Reforma tributária: quais impactos no agronegócio?
Redução de imposto pode baratear insumos no agro

As mudanças aprovadas no texto da reforma tributária e a regulamentação proposta pela Lei Complementar 214/25 podem impulsionar o agronegócio brasileiro, responsável por cerca de 24% do Produto Interno Bruto nacional, segundo avaliação da Confederação da Agricultura e Pecuária do Brasil (CNA) e do Centro de Estudos Avançados em Economia Aplicada (Cepea). A análise é do advogado Ranieri Genari, especialista em Direito Tributário pelo Instituto Brasileiro de Estudos Tributários (IBET), membro da Comissão de Direito Tributário da OAB de Ribeirão Preto e consultor tributário da Evoinc.
Para Genari, um dos principais avanços da proposta está na redução de 60% das alíquotas do Imposto sobre Bens e Serviços (IBS) e da Contribuição sobre Bens e Serviços (CBS) incidentes sobre insumos agropecuários, como fertilizantes, sementes e produtos fitossanitários. “Essa desoneração deve reduzir significativamente os custos de produção rural”, afirma.
Outro ponto destacado é o estímulo às exportações. O texto aprovado prevê a extensão da suspensão tributária às agroindústrias que exportarem produtos in natura em até 180 dias após a emissão da nota fiscal. “É uma forma de incentivar a cadeia exportadora e garantir maior competitividade no mercado internacional”, explica o advogado.
Genari também ressalta a manutenção da alíquota zero para alimentos essenciais da cesta básica e a previsão de que produtores com receita anual de até R$3,6 milhões não sejam contribuintes do IBS e da CBS. Ele avalia que essas medidas podem beneficiar consumidores e pequenos produtores.
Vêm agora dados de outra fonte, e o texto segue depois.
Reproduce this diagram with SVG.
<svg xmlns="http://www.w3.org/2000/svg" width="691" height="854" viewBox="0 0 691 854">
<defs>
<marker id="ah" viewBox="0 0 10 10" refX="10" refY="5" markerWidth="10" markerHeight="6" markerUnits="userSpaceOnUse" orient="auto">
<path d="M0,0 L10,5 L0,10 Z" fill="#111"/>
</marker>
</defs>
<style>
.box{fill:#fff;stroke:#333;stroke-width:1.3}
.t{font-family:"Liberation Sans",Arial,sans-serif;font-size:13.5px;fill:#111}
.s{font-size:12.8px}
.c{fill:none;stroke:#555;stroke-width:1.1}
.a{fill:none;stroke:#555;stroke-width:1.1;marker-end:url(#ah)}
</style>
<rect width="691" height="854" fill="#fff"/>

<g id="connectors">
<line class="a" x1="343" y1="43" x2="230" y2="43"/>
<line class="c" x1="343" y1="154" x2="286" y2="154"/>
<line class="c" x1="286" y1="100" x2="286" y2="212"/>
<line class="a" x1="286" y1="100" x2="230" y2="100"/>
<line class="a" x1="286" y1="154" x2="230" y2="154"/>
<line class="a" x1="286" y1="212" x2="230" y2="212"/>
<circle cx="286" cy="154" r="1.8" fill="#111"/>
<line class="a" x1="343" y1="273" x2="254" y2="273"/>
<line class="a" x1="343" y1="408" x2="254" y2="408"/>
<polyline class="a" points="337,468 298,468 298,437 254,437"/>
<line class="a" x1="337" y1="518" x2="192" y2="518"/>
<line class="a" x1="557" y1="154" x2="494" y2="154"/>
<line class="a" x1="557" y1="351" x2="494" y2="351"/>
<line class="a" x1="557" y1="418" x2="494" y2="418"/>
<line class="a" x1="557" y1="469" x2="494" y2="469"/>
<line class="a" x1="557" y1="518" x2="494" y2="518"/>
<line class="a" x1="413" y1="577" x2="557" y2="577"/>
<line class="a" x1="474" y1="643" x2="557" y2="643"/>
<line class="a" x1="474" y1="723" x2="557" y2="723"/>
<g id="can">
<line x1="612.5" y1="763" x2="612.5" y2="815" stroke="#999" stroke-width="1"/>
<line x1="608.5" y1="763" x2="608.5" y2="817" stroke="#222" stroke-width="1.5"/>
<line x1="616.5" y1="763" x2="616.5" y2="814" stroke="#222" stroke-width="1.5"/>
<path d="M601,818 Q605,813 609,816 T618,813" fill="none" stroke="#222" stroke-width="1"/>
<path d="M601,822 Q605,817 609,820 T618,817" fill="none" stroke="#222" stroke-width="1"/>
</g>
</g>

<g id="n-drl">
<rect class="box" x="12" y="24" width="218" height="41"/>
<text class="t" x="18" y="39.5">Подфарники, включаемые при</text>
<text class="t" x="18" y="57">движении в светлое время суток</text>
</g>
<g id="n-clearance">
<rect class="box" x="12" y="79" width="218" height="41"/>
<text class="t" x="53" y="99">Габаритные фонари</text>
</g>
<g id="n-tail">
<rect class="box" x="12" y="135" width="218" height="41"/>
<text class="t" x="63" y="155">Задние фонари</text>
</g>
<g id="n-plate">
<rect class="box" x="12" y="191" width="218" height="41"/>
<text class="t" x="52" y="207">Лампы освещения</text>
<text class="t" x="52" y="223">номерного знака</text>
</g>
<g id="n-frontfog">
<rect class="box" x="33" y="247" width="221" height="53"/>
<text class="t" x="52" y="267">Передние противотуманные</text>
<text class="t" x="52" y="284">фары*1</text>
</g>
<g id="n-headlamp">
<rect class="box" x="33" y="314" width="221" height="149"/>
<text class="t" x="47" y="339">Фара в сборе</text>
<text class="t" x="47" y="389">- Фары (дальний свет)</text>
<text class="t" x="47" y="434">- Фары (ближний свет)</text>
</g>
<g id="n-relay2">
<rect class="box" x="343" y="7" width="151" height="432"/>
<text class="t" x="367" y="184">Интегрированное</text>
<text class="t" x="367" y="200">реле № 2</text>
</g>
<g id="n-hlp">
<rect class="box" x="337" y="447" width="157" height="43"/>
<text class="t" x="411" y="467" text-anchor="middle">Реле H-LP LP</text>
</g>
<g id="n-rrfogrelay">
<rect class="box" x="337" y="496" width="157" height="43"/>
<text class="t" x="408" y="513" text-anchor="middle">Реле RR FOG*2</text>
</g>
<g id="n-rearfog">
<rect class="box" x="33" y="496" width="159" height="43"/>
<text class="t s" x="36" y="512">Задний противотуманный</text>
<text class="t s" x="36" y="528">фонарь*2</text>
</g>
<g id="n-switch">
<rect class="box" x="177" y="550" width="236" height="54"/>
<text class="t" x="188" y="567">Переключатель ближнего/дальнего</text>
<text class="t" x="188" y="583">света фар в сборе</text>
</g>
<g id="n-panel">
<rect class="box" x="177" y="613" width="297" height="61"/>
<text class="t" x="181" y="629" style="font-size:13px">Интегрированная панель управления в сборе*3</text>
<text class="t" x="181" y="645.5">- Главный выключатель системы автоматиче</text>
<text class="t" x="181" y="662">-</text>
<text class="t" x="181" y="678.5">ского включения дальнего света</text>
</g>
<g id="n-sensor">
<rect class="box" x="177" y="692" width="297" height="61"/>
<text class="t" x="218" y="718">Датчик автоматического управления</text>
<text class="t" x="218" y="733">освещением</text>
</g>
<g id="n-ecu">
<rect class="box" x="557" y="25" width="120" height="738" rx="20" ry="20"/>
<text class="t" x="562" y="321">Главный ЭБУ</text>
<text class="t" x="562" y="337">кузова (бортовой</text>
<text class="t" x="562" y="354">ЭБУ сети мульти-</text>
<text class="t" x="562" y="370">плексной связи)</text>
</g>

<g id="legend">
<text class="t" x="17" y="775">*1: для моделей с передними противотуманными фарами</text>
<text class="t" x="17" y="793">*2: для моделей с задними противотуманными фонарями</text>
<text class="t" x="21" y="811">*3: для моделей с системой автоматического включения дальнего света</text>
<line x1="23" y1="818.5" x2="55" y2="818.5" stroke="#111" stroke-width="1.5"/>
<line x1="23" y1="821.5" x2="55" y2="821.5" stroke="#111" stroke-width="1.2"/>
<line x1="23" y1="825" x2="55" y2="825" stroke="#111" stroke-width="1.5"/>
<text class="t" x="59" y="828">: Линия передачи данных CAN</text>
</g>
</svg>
No entanto, faz um alerta sobre os desafios para quem ultrapassar esse limite. “Após o limite de receita mencionado, essa nova disposição tende a aumentar o custo de compliance da atividade rural, uma vez que esse produtor, que hoje não cumpre diversas obrigações, estará obrigado a cumpri-las — o que será um enorme desafio para aqueles com menor estrutura contábil.”
No caso das cooperativas, o texto garante o direito ao crédito presumido nas aquisições feitas de associados não contribuintes, como produtores enquadrados no Simples Nacional. Genari, porém, aponta uma preocupação. “A redação atual ainda pode gerar dúvida quanto à tributação das operações entre a cooperativa e o consumidor final, o que exigirá atenção redobrada.”
Outro aspecto sensível, segundo o especialista, é a progressividade obrigatória do Imposto sobre Transmissão Causa Mortis e Doação (ITCMD), que passará a tributar doações e heranças de forma mais elevada conforme o valor. Ele observa que essa mudança pode impactar especialmente produtores rurais com grandes áreas.
Genari também chama atenção para um ponto controverso da nova legislação. “Uma questão polêmica trazida pela Lei Complementar 214/25 é a previsão de que o IBS e a CBS incidirão sobre a ‘doação com contraprestação em benefício do doador’. Isso levanta dúvidas sobre uma possível bitributação, já que o mesmo fato gerador poderia estar sujeito tanto ao ITCMD quanto aos impostos sobre o consumo”, afirma.
O advogado alerta ainda para as implicações jurídicas da regra. “A polêmica ganha contornos ainda mais alarmantes quando a própria Lei Complementar deixa claro que o valor pago a título de IBS e CBS na doação não altera a base de cálculo do ITCMD. Com isso, poderemos nos deparar novamente com infindáveis discussões jurídicas sobre a cobrança de impostos ‘por dentro’ de outros — como ocorreu por anos nas disputas envolvendo o ICMS na base de cálculo do PIS e da Cofins (Tema 69)”, explica.
Por fim, Genari observa que, embora não diretamente ligado ao setor agropecuário, o aumento da carga tributária sobre o setor de serviços também pode afetar o campo. Ele explica que atividades como colheita ou plantio mecanizado podem ficar mais caras com a elevação dos impostos, pressionando os custos de produção e, consequentemente, os preços dos alimentos.